Selection Bias: The Volunteer Effect

Imagine you're testing a new job training program. You put out a call for participants, and who shows up? The most motivated people in the room. The ones who read the flyer, filled out the paperwork, showed up on time, and stuck with it. These are not average citizens—they're the already-engaged minority. When your pilot reports that 80% of participants found employment, it sounds transformative. But you didn't measure the program's effect. You measured what motivated people can do when someone hands them extra resources.

This is selection bias, and it's baked into nearly every pilot. Agencies running small programs can be choosy about where they launch—picking communities with strong local leadership, cooperative institutions, and populations that are easier to serve. A literacy program piloted in a college town with active libraries will look very different from the same program dropped into a rural county with no public transit.

The brutal part is that when the program scales, it has to serve everyone—including people who didn't volunteer, don't trust the government, and face barriers the pilot never encountered. The population that made the pilot shine is now a tiny fraction of the people you're trying to reach. And suddenly, the numbers that looked so promising start to look very ordinary.

Takeaway
A program tested on people who opted in will always outperform the same program imposed on people who didn't. The gap between volunteers and the general population is where most pilot magic disappears.

Resource Intensity: Champagne Budgets, Beer Reality

Pilot programs get the good stuff. Extra funding per participant. Hand-picked staff who are passionate about the mission. Senior leadership that checks in weekly. Technical support teams that troubleshoot problems in real time. A pilot serving 500 people might have a dedicated project manager whose entire job is making sure nothing falls through the cracks. Now multiply that by a thousand sites and ask yourself: where are the ten thousand project managers coming from?

This is the resource intensity problem, and it's not just about money—though the money matters enormously. Pilots often operate at three to five times the per-person cost that any realistic national budget could sustain. But the deeper issue is attention. Small programs get disproportionate care from leadership. Every hiccup gets noticed and fixed. At scale, those hiccups pile up into systemic failures that nobody has time to address because everyone is managing ten other crises.

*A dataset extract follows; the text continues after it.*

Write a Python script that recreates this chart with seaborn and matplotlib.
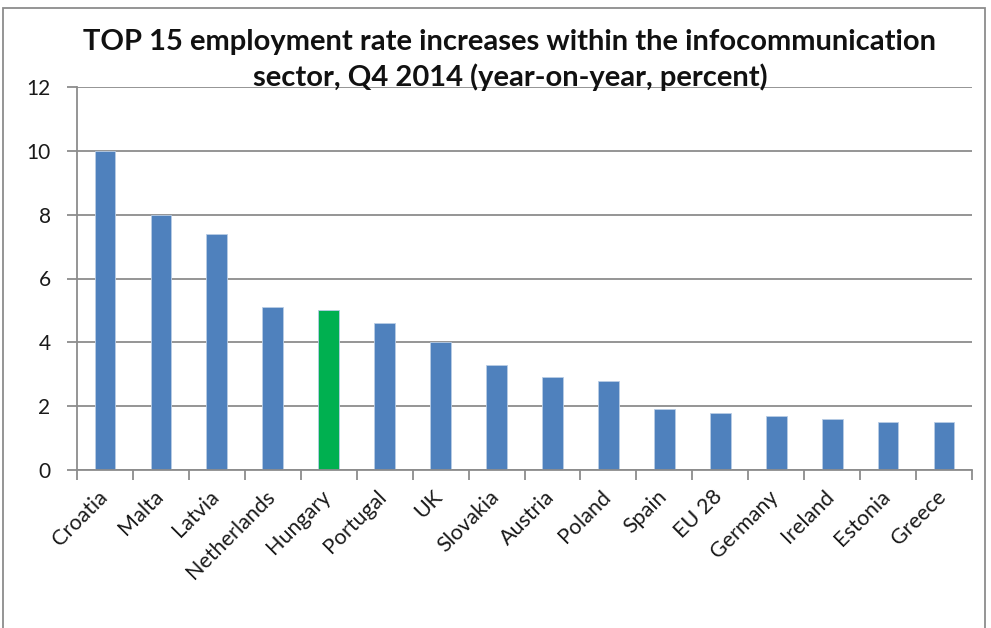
import matplotlib
matplotlib.use("Agg")
import matplotlib.pyplot as plt
import matplotlib.transforms as mtransforms
import seaborn as sns
import numpy as np
from matplotlib.patches import Rectangle

countries = ["Croatia", "Malta", "Latvia", "Netherlands", "Hungary", "Portugal", "UK",
             "Slovakia", "Austria", "Poland", "Spain", "EU 28", "Germany", "Ireland",
             "Estonia", "Greece"]
values = [10.0, 8.0, 7.4, 5.1, 5.0, 4.6, 4.0, 3.3, 2.9, 2.8, 1.9, 1.8, 1.7, 1.6, 1.5, 1.5]
highlight = "Hungary"
yticks = [0, 2, 4, 6, 8, 10, 12]
title_lines = ["TOP 15 employment rate increases within the infocommunication",
               "sector, Q4 2014 (year-on-year, percent)"]

sns.set_theme(style="white")
plt.rcParams['font.family'] = ['Lato', 'DejaVu Sans']

blue = "#4F81BD"
green = "#00B050"
palette = {c: (green if c == highlight else blue) for c in countries}

fig = plt.figure(figsize=(9.91, 6.28), dpi=100)
ax = fig.add_axes([77/991, 1-470/628, (972-77)/991, (470-87)/628])

sns.barplot(x=countries, y=values, hue=countries, palette=palette, legend=False,
            width=0.37, ax=ax, edgecolor="#B9CDE5", linewidth=0.6, saturation=1)

ax.set_ylim(0, 12)
ax.set_xlim(-0.5, len(countries) - 0.5)
ax.set_yticks(yticks)
ax.set_yticklabels([str(t) for t in yticks], fontsize=15)
ax.yaxis.grid(True, color="#8C8C8C", linewidth=1.3)
ax.set_axisbelow(True)

for s in ["top", "right"]:
    ax.spines[s].set_visible(False)
for s in ["left", "bottom"]:
    ax.spines[s].set_color("#8C8C8C")
    ax.spines[s].set_linewidth(1.3)

ax.tick_params(axis="y", which="major", left=True, length=7, width=1.3, color="#8C8C8C",
               pad=12, labelcolor="#1a1a1a")
ax.set_xticks(range(len(countries)))
ax.set_xticklabels(countries, rotation=45, ha="right", rotation_mode="anchor",
                   fontsize=15.5, color="#1a1a1a")
ax.tick_params(axis="x", which="major", bottom=False, length=0, pad=12)
offset = mtransforms.ScaledTranslation(-8/100, 0, fig.dpi_scale_trans)
for lbl in ax.get_xticklabels():
    lbl.set_transform(lbl.get_transform() + offset)
ax.set_xticks(np.arange(-0.5, len(countries), 1.0), minor=True)
ax.tick_params(axis="x", which="minor", bottom=True, length=7, width=1.3, color="#8C8C8C")
ax.set_xlabel("")
ax.set_ylabel("")

fig.text(509/991, 1-42/628, title_lines[0], ha="center", va="center",
         fontsize=21, fontweight="bold", color="#111111")
fig.text(510/991, 1-77/628, title_lines[1], ha="center", va="center",
         fontsize=21, fontweight="bold", color="#111111")

fig.patches.append(Rectangle((3/991, -0.01), (985-3)/991, 1 - 8/628 + 0.01,
                             transform=fig.transFigure, fill=False,
                             edgecolor="#8C8C8C", linewidth=1.3))

fig.savefig("out.png", dpi=100)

There's also what you might call the "hero staff" problem. Pilots attract unusually talented, committed people who work evenings and weekends because they believe in the mission. You cannot staff a national program with heroes. You have to staff it with normal human beings who have mortgages and need to pick up their kids by six. Designing programs that work with ordinary effort—not extraordinary effort—is a completely different engineering challenge than running a brilliant small experiment.

Takeaway
If a program only works when it gets exceptional resources and exceptional people, it doesn't actually work yet. Scalable policy has to succeed under ordinary conditions, not ideal ones.

Political Symbolism: The Announcement Is the Action

Here's the part that should make you a little cynical—but in a productive way. Politicians love announcing pilot programs. They're cheap, they sound innovative, they generate good headlines, and they kick the hard decisions down the road. Launching a pilot lets you say you're doing something about a problem without actually committing to the expense and political risk of system-wide reform. It's governing by press release.

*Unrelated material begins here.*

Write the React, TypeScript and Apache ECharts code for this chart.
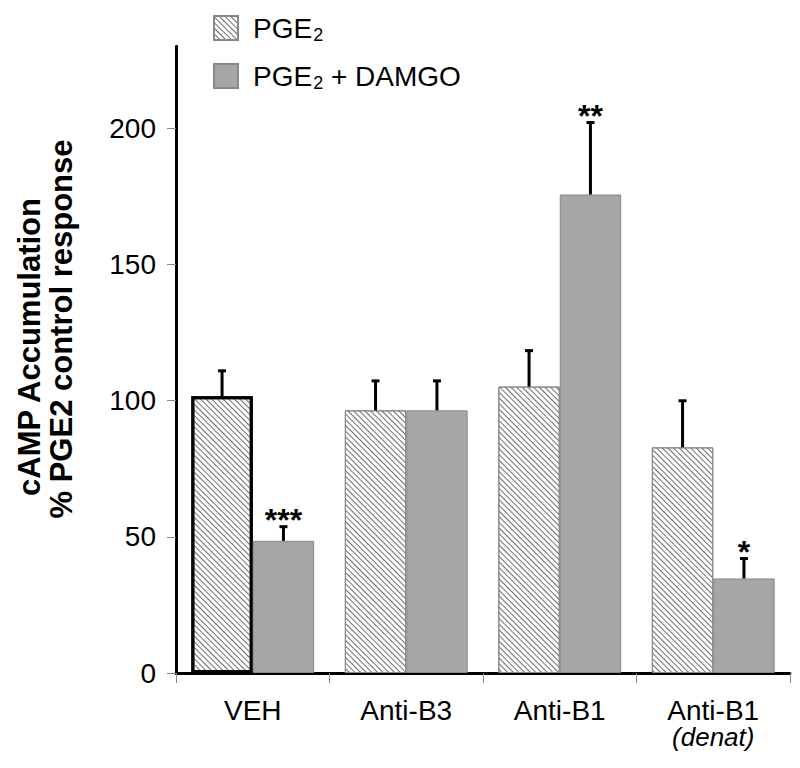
import React, { useEffect, useRef } from "react";
import * as echarts from "echarts";

const categories = ["VEH", "Anti-B3", "Anti-B1", "Anti-B1\n(denat)"];
const seriesNames = ["PGE₂", "PGE₂ + DAMGO"];
const pgeValues = [101.6, 96.4, 105.1, 82.8];
const pgeErrors = [9.3, 10.8, 13.2, 17.1];
const damgoValues = [48.5, 96.4, 175.6, 34.7];
const damgoErrors = [5.2, 10.8, 26.4, 7.3];
const damgoStars = ["***", "", "**", "*"];
const yTicks = [0, 50, 100, 150, 200];

const FONT = '"Liberation Sans", Arial, Helvetica, sans-serif';

export default function App() {
  const ref = useRef<HTMLDivElement>(null);
  useEffect(() => {
    if (!ref.current) return;
    const chart = echarts.init(ref.current, null, { renderer: "svg" });

    const errRender = (side: number, stars: string[] | null) => (params: any, api: any) => {
      const idx = api.value(0);
      const v = api.value(1);
      const e = api.value(2);
      const band = api.size([1, 0])[0];
      const off = side * band * 0.2;
      const base = api.coord([idx, v]);
      const top = api.coord([idx, v + e]);
      const x = base[0] + off;
      const children: any[] = [
        { type: "line", shape: { x1: x, y1: base[1], x2: x, y2: top[1] }, style: { stroke: "#000", lineWidth: 3 } },
        { type: "line", shape: { x1: x - 4, y1: top[1], x2: x + 4, y2: top[1] }, style: { stroke: "#000", lineWidth: 3 } },
      ];
      if (stars && stars[params.dataIndex]) {
        children.push({
          type: "text",
          style: {
            text: stars[params.dataIndex],
            x: x,
            y: top[1] - 7,
            align: "center",
            verticalAlign: "middle",
            font: `bold 32px ${FONT}`,
            fill: "#000",
          },
        });
      }
      return { type: "group", children };
    };

    const option: any = {
      animation: false,
      backgroundColor: "#fff",
      grid: { left: 176, right: 10, top: 46.25, bottom: 95, containLabel: false },
      legend: {
        orient: "vertical",
        left: 208,
        top: 7,
        itemWidth: 24,
        itemHeight: 24,
        itemGap: 16,
        icon: "rect",
        data: seriesNames,
        formatter: (name: string) => {
          const i = name.indexOf("₂");
          if (i < 0) return `{a|${name}}`;
          const rest = name.slice(i + 1);
          return `{a|${name.slice(0, i)}}{s|2}` + (rest ? `{a|${rest}}` : "");
        },
        textStyle: {
          fontSize: 28,
          color: "#000",
          fontFamily: FONT,
          padding: [0, 0, 0, 10],
          rich: {
            a: { fontSize: 28, fontFamily: FONT, color: "#000", lineHeight: 32 },
            s: { fontSize: 18, fontFamily: FONT, color: "#000", lineHeight: 18, padding: [14, 0, 0, 1] },
          },
        },
      },
      xAxis: {
        type: "category",
        data: categories,
        axisLine: { lineStyle: { color: "#000", width: 3 } },
        axisTick: { show: true, interval: 0, length: 10, lineStyle: { color: "#888", width: 1 } },
        axisLabel: {
          interval: 0,
          margin: 23,
          fontSize: 28,
          color: "#000",
          fontFamily: FONT,
          lineHeight: 28,
          formatter: (val: string) => {
            const parts = val.split("\n");
            if (parts.length > 1) return `{a|${parts[0]}}\n{i|${parts[1]}}`;
            return `{a|${val}}`;
          },
          rich: {
            a: { fontSize: 28, fontFamily: FONT, color: "#000", lineHeight: 28 },
            i: { fontSize: 26, fontFamily: FONT, color: "#000", fontStyle: "italic", lineHeight: 26 },
          },
        },
        splitLine: { show: false },
      },
      yAxis: {
        type: "value",
        min: 0,
        max: 230,
        interval: 50,
        axisLine: { show: true, lineStyle: { color: "#000", width: 3 } },
        axisTick: { show: true, length: 9, customValues: yTicks, lineStyle: { color: "#888", width: 1 } },
        axisLabel: { customValues: yTicks, margin: 20, fontSize: 28, color: "#000", fontFamily: FONT },
        splitLine: { show: false },
      },
      graphic: [
        {
          type: "text",
          x: 29,
          y: 347,
          rotation: Math.PI / 2,
          style: {
            text: "cAMP Accumulation",
            font: `bold 31px ${FONT}`,
            fill: "#000",
            align: "center",
            verticalAlign: "middle",
          },
        },
        {
          type: "text",
          x: 61,
          y: 329,
          rotation: Math.PI / 2,
          style: {
            text: "% PGE2 control response",
            font: `bold 31px ${FONT}`,
            fill: "#000",
            align: "center",
            verticalAlign: "middle",
          },
        },
      ],
      series: [
        {
          name: seriesNames[0],
          type: "bar",
          barGap: "0%",
          barCategoryGap: "20%",
          itemStyle: {
            color: "#fff",
            borderColor: "#888",
            borderWidth: 1,
            decal: {
              symbol: "rect",
              symbolSize: 1,
              color: "rgba(60,60,60,0.75)",
              dashArrayX: [1, 0],
              dashArrayY: [1, 2.2],
              rotation: Math.PI / 4,
            },
          },
          data: pgeValues.map((v, i) =>
            i === 0 ? { value: v, itemStyle: { borderColor: "#000", borderWidth: 3 } } : v
          ),
        },
        {
          name: seriesNames[1],
          type: "bar",
          barGap: "0%",
          barCategoryGap: "20%",
          itemStyle: { color: "#a6a6a6", borderColor: "#888", borderWidth: 1 },
          data: damgoValues,
        },
        {
          type: "custom",
          renderItem: errRender(-1, null),
          encode: { x: 0, y: [1] },
          data: pgeValues.map((v, i) => [i, v, pgeErrors[i]]),
          z: 5,
          silent: true,
        },
        {
          type: "custom",
          renderItem: errRender(1, damgoStars),
          encode: { x: 0, y: [1] },
          data: damgoValues.map((v, i) => [i, v, damgoErrors[i]]),
          z: 5,
          silent: true,
        },
      ],
    };
    chart.setOption(option);
    return () => chart.dispose();
  }, []);
  return <div ref={ref} style={{ width: 800, height: 768, margin: -8 }} />;
}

The cynical calculus works like this: if the pilot succeeds, you take credit. If it fails quietly, nobody notices because it was just a pilot. If someone asks why you haven't scaled it, you say you're "still evaluating the data." Meanwhile, the underlying problem hasn't changed, but the political pressure to fix it has been relieved. The pilot absorbed the urgency. In Washington and state capitals alike, there are filing cabinets full of successful pilot evaluations that were never acted upon—not because the results were bad, but because acting on them was never really the point.

This doesn't mean all pilots are cynical theater. Many are genuine attempts to learn before committing billions. But the honest question every citizen should ask when they hear about a new pilot program is: what's the plan for Phase Two? If there isn't a clear budget pathway, timeline, and political commitment to scale, you're probably watching a performance rather than a policy.

Takeaway
When evaluating a pilot program announcement, look past the launch and ask one question: what concrete commitment exists to fund and implement this at full scale? No plan for Phase Two usually means there was never meant to be one.

None of this means we should stop running pilots. Testing ideas before spending billions is genuinely wise. But we need to be honest about what pilots can and can't tell us. A successful small experiment proves an idea has potential—it doesn't prove the idea will survive contact with the real world at full scale.

Next time you hear about a promising pilot program, cheer cautiously. Then ask the uncomfortable questions: who was in it, what did it cost per person, and does anyone have a realistic plan to make it work for everyone? That's where the real policy challenge begins.